Lo sbattezzo, pur rimanendo un fenomeno di nicchia, è in lenta ma costante crescita da alcuni anni, ormai si stimano diverse migliaia di persone che hanno compiuto quest’atto di cui 2600 lo hanno anche registrato su sbattezzati.it.
E’ bene ricordare di cosa si tratta: in pratica si comunica con un raccomandata A/R la propria volontà di non essere più annotato fra gli appartenenti alla Chiesa Cattolica Apostolica Romana al prete che gestisce la parrocchia in cui si è stati battezzati in tenera età.
Costui, in base alla sentenza del Garante della Privacy nel 1999 è tenuto a dar conto dell’avvenuta cancellazione e di conseguenza a comunicare allo sbattezzato la “scomunica latae sententiae”.
Generalmente, dopo ormai 14 anni dalla sentenza suddetta, la pratica messa a punto dall’Uaar procede senza particolari intoppi, qualche volta dei preti che hanno voglia di parlare chiamano lo sbattezzando per capire le sue ragioni o magari per tentare di ricondurlo in extremis alla casa del Signore.
Ma capitano ancora episodi gustosi.
Capita a Terni, a Elisabetta (nome fittizio), dopo aver scritto due raccomandate negli ultimi due anni al prete che gestisce una parrocchia in una delle periferie della città che non sono state ritirate al terzo tentativo finalmente vede recapitarsi l’agognata ricevuta di ritorno. Pensa che è la volta buona ma dopo due mesi il prete ancora non si fa sentire. Allora si rivolge al circolo locale dell’Uaar per sapere come comportarsi e prima di scrivere al vescovo come la prassi vuole, uno dei soci contatta il prete per sapere che intenzioni ha, chissà,… magari trattasi di dimenticanza!
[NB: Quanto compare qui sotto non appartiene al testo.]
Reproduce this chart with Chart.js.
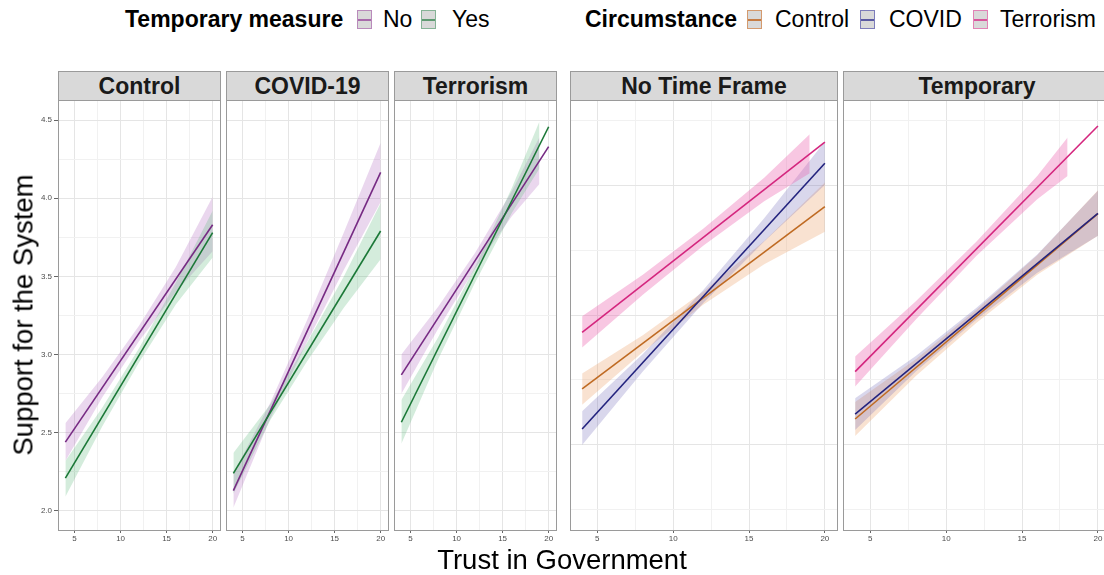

Invece, udite udite, il prete in questione dice che a lui le leggi dello Stato italiano non interessano e che si rifà solo al diritto canonico per cui il battesimo, essendo un sacramento, è incancellabile.
Sarebbe stato gustoso sapere se altre leggi dello stato italiano, come quella che prevede l’otto per mille con il quale il suddetto prete recepisce lo stipendio e i soldi per mandare avanti la sua chiesa gli interessano ma il curato non aveva molta voglia di parlare con i miscredenti quindi la discussione si è conclusa presto.
Ora il percorso per Elisabetta è il seguente, raccomandata al vescovo (o in questo caso al curatore straordinario della diocesi di Terni Narni Amelia che ricordiamo essere finita su tutti i giornali per le gestioni economiche rocambolesche) e poi se neanche questo riuscisse a riportare il prete in oggetto a più miti consigli ricorrere al Garante dei dati personali.
Anche se ci sono delle spese da affrontare è confortante sapere che la giurisprudenza finora ha sempre dato ragione agli sbattezzandi e torto ai preti troppo zelanti.
Quello che non capiamo è come si fanno a far coesistere le reazioni ufficiali della Chiesa (riassumibili in: “fatelo pure tanto non conta niente”) con questi preti che minacciano le fiamme dell’inferno e si rifiutano ad ottemperare a un loro dovere.
Ma tant’è, in un oceano di contraddizioni e ossimori come quello della fede cattolica capiamo che questo fatto può passare inosservato a i più.